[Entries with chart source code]
━━━━━━━━━━

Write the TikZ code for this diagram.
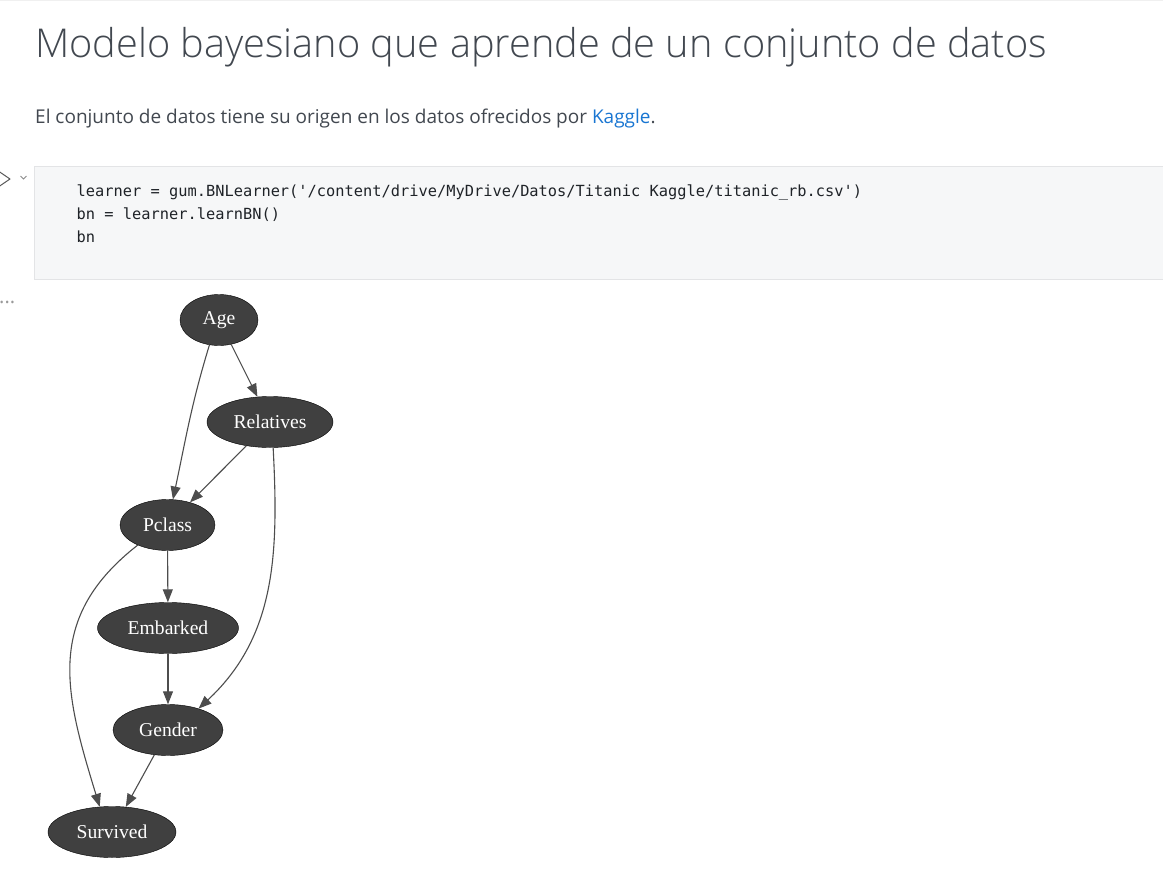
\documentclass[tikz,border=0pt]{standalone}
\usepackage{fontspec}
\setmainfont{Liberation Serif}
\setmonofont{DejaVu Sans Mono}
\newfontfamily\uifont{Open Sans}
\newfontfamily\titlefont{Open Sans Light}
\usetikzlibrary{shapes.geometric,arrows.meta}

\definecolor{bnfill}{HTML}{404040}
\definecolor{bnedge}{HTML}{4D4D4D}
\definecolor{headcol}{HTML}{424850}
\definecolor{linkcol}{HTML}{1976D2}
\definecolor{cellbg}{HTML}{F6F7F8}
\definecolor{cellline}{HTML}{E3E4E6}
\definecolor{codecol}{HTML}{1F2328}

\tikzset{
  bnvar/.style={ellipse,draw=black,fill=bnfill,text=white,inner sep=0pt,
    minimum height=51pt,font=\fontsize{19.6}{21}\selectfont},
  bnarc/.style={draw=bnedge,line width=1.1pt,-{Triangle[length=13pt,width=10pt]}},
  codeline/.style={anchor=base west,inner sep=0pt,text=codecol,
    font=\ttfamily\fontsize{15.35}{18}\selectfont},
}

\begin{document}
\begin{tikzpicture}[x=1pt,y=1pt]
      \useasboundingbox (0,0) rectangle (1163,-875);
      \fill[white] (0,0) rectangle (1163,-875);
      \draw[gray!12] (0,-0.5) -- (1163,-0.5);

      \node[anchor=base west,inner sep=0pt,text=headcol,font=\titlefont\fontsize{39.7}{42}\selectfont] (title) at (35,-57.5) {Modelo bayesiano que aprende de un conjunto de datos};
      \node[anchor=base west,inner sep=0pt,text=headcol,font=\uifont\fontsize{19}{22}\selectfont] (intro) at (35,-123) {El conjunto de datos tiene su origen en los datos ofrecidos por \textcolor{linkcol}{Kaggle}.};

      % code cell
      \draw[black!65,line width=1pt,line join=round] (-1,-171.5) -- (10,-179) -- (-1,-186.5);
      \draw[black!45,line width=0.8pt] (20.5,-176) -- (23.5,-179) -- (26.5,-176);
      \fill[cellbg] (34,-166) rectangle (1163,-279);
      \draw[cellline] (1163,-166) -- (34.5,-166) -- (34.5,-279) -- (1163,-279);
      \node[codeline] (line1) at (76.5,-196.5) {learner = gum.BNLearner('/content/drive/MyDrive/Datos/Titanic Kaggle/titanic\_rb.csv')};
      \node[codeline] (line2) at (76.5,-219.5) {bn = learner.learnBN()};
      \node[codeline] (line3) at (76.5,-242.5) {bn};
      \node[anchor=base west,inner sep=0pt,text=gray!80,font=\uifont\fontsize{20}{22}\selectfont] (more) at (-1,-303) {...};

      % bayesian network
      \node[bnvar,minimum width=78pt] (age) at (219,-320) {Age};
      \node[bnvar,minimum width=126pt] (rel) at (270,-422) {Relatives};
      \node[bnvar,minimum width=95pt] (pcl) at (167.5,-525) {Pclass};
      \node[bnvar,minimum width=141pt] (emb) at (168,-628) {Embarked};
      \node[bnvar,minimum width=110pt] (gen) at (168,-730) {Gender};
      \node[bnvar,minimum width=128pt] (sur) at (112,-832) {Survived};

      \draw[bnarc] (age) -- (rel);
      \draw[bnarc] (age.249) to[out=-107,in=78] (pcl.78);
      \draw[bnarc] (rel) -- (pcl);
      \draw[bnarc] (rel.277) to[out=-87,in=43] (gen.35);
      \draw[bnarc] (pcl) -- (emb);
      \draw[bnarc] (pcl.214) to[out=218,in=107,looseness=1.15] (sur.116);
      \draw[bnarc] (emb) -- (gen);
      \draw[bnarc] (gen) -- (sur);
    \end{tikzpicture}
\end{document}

━━━━━━━━━━

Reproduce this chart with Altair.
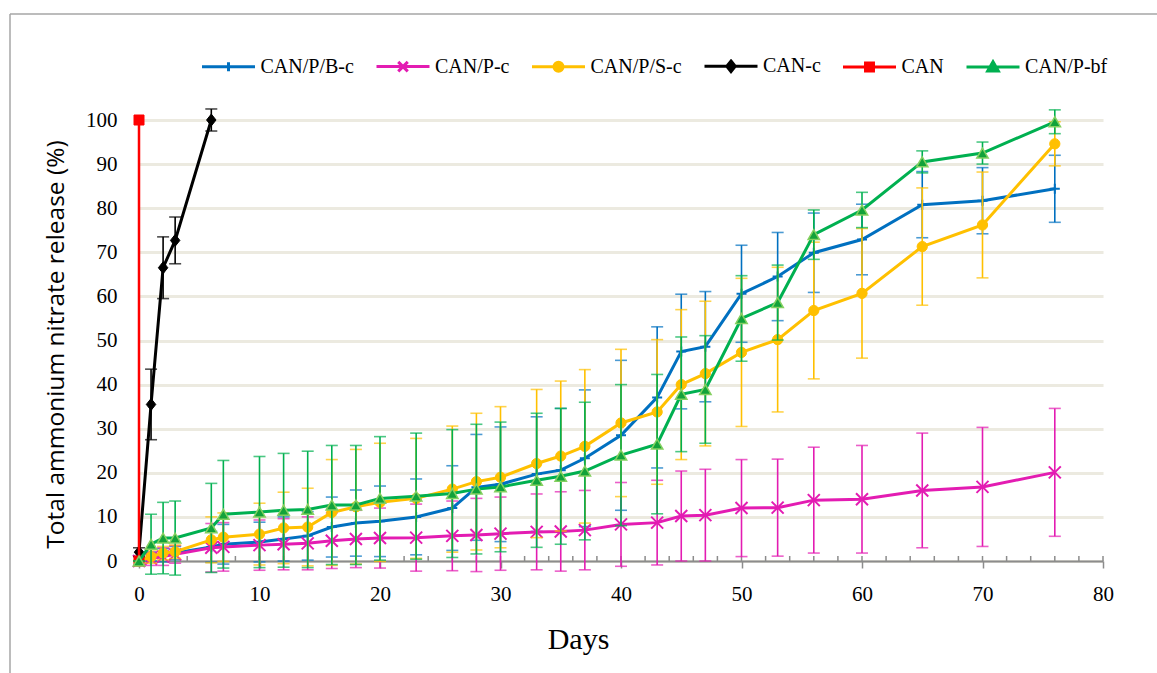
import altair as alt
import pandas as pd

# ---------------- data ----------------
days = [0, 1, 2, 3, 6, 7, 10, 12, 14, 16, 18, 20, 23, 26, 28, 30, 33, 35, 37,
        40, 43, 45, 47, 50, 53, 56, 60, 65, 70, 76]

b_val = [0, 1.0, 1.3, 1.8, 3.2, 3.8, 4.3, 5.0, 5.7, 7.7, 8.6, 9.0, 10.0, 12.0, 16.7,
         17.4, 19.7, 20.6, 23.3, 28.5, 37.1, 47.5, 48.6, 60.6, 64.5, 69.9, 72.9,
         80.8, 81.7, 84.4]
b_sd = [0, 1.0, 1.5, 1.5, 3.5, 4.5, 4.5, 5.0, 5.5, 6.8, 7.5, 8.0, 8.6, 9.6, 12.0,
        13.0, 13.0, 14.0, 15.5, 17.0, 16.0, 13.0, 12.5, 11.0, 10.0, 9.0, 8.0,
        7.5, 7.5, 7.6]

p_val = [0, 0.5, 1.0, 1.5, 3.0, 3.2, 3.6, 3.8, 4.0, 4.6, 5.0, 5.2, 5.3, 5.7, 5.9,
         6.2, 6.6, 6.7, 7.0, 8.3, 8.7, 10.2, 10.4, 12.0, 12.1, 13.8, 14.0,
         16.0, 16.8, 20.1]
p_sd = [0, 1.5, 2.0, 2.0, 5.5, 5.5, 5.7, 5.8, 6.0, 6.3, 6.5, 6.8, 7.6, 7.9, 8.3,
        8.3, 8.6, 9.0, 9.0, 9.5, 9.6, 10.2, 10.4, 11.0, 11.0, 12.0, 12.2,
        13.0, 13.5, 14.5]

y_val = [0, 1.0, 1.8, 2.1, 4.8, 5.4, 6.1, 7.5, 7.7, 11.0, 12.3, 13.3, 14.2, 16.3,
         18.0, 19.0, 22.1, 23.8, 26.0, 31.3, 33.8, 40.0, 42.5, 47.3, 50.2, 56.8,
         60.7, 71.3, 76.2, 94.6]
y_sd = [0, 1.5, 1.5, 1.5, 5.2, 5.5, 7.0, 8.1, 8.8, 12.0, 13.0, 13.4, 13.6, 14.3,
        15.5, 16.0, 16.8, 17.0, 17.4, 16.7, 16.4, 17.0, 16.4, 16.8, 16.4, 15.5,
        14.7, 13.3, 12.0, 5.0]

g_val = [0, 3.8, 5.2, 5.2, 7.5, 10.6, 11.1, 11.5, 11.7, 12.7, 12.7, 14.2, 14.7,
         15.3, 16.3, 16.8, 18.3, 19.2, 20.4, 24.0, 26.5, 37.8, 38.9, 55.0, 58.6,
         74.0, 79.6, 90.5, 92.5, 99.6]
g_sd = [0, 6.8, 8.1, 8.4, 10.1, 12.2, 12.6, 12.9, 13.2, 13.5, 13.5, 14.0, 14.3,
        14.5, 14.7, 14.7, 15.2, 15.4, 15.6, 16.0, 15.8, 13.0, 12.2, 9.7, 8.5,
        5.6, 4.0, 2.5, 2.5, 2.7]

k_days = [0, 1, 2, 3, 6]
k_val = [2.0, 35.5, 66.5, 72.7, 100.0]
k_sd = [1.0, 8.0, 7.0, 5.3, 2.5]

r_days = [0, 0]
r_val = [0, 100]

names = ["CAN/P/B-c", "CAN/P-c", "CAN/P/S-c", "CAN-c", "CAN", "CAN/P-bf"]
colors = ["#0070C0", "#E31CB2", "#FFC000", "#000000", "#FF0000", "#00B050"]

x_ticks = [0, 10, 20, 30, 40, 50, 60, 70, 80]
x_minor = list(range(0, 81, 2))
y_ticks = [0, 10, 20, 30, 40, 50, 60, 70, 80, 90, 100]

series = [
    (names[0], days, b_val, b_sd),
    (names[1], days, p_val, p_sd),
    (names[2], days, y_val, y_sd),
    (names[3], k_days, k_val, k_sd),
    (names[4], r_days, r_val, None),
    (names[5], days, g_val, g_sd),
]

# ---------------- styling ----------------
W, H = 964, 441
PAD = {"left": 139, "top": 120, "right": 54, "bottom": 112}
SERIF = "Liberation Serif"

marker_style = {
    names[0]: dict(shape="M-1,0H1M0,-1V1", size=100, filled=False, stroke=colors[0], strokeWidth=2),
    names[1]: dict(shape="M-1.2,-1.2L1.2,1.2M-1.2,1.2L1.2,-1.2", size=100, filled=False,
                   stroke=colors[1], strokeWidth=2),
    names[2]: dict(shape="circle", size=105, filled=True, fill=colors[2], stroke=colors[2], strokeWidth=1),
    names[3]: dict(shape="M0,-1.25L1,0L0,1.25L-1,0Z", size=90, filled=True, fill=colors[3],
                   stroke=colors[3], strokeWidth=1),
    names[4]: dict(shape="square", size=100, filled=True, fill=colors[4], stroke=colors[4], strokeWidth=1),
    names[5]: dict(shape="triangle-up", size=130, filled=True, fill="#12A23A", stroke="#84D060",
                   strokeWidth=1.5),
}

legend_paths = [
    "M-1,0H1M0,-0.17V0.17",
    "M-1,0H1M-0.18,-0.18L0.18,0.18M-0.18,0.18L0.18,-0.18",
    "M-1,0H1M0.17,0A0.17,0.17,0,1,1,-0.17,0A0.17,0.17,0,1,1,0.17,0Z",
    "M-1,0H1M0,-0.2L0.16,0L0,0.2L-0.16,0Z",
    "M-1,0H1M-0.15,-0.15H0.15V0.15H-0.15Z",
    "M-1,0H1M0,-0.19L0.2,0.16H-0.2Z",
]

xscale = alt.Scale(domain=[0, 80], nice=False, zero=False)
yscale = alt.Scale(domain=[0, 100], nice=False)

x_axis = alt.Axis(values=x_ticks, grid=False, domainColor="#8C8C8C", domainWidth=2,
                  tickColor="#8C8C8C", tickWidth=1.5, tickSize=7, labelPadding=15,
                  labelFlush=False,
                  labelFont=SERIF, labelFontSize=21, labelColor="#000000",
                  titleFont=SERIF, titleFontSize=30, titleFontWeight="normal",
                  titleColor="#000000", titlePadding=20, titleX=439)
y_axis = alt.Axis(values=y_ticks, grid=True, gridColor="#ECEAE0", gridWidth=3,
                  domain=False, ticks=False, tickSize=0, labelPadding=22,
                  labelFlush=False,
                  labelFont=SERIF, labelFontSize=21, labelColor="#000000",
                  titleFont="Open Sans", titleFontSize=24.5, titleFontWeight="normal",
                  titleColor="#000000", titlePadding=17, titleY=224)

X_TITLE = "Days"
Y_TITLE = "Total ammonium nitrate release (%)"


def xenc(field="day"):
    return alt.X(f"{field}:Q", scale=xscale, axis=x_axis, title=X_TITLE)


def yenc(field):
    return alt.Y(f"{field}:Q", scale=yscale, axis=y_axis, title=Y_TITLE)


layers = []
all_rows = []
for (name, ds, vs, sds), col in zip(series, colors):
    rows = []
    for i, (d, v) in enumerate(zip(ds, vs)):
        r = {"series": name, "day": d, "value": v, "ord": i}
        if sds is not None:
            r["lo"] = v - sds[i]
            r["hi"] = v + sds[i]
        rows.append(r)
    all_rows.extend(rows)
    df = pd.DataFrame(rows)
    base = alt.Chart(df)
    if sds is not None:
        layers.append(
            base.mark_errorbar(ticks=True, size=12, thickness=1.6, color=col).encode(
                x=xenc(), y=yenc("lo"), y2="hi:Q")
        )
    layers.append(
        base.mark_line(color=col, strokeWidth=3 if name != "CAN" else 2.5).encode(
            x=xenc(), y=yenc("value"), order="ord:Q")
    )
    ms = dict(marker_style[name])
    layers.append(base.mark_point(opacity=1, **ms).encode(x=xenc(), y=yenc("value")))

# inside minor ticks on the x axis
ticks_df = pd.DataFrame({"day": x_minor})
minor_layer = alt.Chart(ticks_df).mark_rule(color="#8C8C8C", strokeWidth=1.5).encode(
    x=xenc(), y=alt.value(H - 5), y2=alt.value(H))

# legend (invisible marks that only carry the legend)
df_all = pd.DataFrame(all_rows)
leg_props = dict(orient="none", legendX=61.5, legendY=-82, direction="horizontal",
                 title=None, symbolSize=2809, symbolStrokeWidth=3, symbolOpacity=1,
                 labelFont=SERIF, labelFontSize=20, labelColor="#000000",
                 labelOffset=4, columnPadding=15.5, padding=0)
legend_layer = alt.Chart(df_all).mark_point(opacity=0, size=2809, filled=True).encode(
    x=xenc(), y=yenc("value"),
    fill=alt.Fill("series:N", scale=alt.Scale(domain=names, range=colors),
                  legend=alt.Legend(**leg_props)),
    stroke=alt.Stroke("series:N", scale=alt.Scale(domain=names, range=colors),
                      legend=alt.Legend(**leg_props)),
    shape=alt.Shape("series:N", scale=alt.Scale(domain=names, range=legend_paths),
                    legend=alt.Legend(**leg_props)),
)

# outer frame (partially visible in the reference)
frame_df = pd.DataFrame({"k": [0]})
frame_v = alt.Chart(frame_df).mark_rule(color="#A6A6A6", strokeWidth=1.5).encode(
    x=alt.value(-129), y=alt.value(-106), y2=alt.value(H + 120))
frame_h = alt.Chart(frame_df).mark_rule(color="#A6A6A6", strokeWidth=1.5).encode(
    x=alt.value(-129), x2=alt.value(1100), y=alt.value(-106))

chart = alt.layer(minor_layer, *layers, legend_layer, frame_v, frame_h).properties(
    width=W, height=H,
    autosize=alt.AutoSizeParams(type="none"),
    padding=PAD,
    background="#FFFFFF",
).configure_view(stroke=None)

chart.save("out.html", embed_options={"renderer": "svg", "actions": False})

━━━━━━━━━━

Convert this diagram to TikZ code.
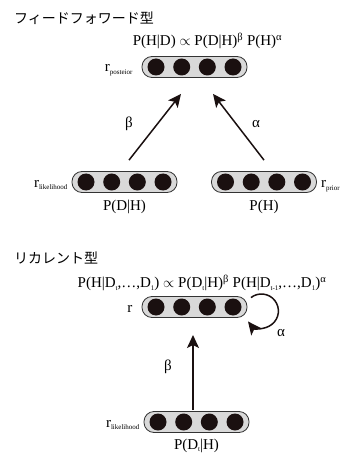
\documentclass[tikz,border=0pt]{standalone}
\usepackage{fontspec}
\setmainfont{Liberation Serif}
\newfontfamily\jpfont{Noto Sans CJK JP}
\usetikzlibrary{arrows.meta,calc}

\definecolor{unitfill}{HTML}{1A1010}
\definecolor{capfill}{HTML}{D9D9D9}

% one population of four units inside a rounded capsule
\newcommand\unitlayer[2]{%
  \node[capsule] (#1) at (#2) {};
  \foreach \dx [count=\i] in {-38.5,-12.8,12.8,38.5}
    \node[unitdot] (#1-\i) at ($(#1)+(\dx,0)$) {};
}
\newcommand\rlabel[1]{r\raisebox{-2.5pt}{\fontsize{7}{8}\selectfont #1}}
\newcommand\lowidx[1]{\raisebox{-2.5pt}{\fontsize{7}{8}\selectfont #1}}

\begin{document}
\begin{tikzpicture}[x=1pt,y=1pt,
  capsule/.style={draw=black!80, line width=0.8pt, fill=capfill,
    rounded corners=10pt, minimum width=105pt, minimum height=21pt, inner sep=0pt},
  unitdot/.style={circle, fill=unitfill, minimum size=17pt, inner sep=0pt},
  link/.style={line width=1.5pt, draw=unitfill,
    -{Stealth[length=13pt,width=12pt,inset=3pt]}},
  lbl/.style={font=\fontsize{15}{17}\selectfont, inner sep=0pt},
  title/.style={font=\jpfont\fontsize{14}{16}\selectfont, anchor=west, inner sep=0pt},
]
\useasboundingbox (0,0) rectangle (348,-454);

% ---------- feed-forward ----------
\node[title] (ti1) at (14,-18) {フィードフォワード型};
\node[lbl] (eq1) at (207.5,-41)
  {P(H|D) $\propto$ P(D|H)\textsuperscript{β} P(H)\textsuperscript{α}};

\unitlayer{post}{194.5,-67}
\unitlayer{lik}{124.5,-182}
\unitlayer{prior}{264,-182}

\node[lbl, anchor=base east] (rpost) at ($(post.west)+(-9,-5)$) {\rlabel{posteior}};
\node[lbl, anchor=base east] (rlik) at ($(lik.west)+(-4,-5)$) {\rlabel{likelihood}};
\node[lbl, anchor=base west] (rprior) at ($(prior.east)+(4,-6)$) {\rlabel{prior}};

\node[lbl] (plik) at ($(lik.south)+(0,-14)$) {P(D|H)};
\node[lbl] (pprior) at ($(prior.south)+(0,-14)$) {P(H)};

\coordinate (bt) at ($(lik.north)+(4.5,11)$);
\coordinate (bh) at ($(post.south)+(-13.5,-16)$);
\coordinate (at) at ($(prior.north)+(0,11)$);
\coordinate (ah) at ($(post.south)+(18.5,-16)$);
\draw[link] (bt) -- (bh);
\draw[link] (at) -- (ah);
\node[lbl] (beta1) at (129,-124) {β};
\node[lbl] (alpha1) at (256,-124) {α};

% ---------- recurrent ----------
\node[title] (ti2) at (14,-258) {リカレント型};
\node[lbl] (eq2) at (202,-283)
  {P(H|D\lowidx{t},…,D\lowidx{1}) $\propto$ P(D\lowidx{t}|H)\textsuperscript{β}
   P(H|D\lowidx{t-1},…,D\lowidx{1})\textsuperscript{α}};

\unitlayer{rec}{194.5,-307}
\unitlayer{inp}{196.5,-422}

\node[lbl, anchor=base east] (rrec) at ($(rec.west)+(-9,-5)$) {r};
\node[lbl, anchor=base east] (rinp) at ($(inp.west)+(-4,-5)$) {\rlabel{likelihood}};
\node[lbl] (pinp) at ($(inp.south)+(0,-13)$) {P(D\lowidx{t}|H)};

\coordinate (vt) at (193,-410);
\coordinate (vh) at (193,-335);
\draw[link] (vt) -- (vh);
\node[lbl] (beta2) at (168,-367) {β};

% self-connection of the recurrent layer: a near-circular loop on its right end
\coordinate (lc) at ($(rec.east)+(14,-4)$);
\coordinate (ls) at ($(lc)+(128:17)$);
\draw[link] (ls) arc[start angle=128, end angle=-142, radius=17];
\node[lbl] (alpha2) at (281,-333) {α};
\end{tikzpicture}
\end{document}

━━━━━━━━━━

EXERCISE GOAL: Examine the records and pull out every line where the string "diagram" occurs.

RESULT BELOW:
Write the TikZ code for this diagram.
Convert this diagram to TikZ code.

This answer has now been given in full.